While antitrust laws have been useful in the past, they have also had less than desirable effects sometimes. For example: in hindsight, was the Sherman antitrust act always successful in its stated purposes? No. In fact, it sometimes had the opposite effect as it also became a means for stamping down on trade unions.

What do Antitrust Laws Mean for Businesses?

These laws can alter the ways companies engage in eCommerce marketing and management. As mentioned previously, Amazon is a major source for all sorts of businesses.

Depending on the type of regulations levied on Amazon, digital marketing strategies that businesses implement may require changes. The current system on the platform gives Amazon a competitive advantage for eCommerce marketing and sales by putting its own products front and center while diminishing the space for competitors in the buy box (which significantly impacts visibility).

The effect will largely depend on what type of antitrust action is taken. If the US government breaks up Alphabet or Apple, the app stores might change their policies in significant ways.

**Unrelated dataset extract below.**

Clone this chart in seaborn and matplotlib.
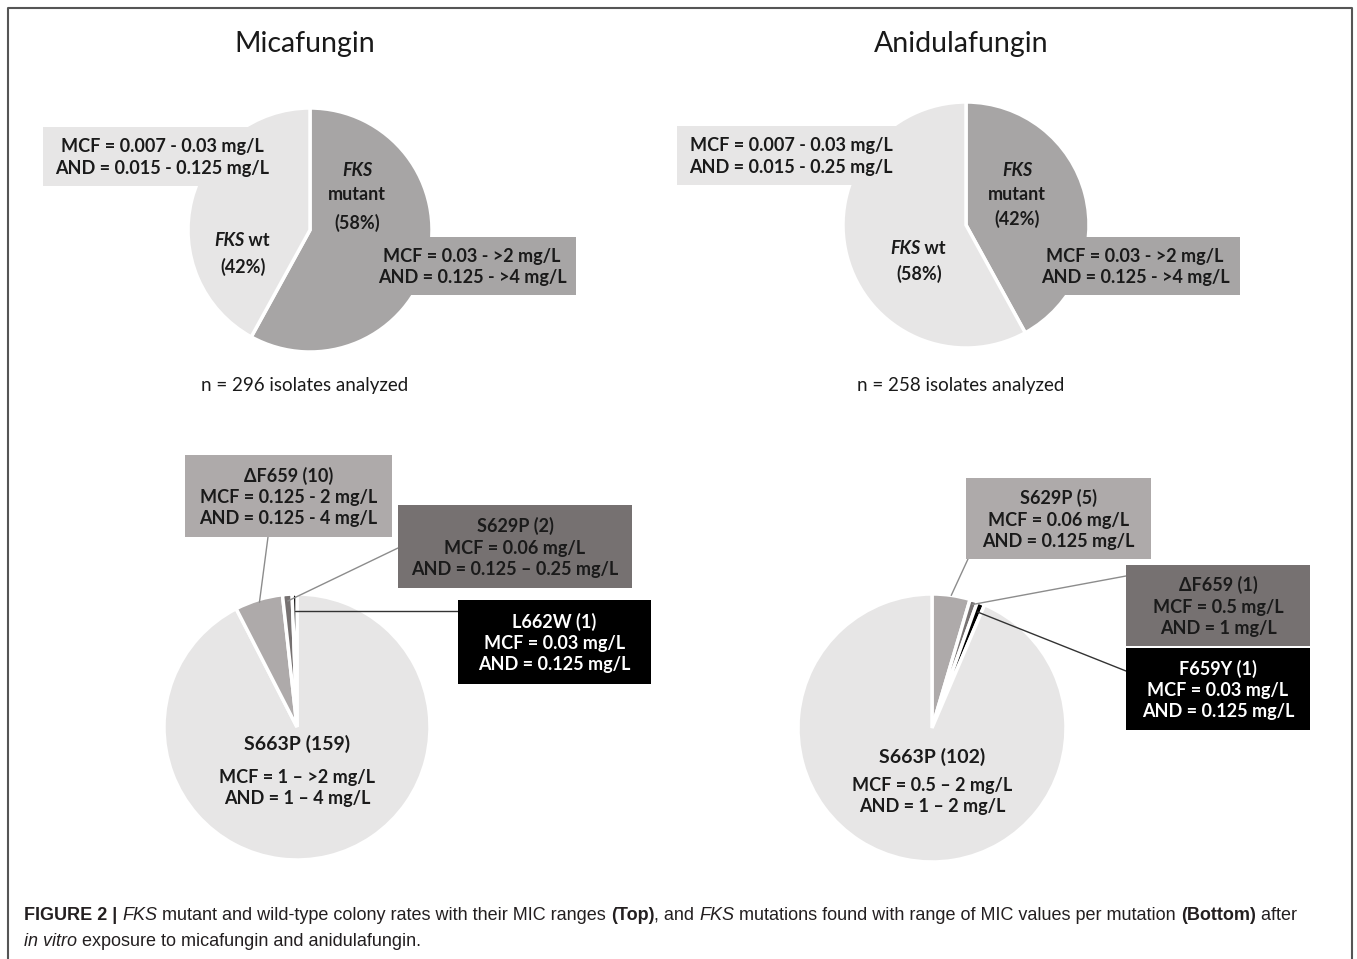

If they impose rules to promote competition, the changes may be relatively minor (interface alterations to display a wider range of products, tweaks to the algorithm to reduce favoritism, pricing changes, etc.).

Breaking up Apple’s operations may be devastating to Apple’s competitive advantage. It would perhaps mean they have to alter their payment scheme giving other companies a fair spot. On the hardware side, the European Commission has also put forward plans to stop Apple from altering its charging ports and confine the company to a universal standard. This could make their own charger sales drop dramatically.

Impact on eCommerce Platform Users

In terms of digital marketing, some of the laws that curtail monopoly power could change things on Amazon. It could mean less competition with Amazon’s own products and a ban on the platform using insider data to bolster its own operations. Laws may also prevent platforms from altering the pricing agreements with sellers. Currently, such agreements on Amazon prevent sellers from setting lower prices on other platforms.

Similarly, Amazon’s current mode of operations forces users to buy extra services that inflate prices. This gives Amazon’s own products an edge (products that are often copied from their competition). Legislation may be looking toward curbing this feature of the platform to foster a more competitive atmosphere.

Antitrust laws may also have implications for the data collection on eCommerce and social media platforms. Data gathering laws could affect the quality of the onboard marketing features (like analytics). Amazon is already looking to share data just to prevent the prospect of these laws being passed.

Overall, antitrust is necessary as the Internet is becoming increasingly cartelized. Smaller businesses have to pay quite a bit to the tech giants to operate efficiently on their platforms. However, as this article shows, antitrust laws can also have pitfalls and should be constructed with care.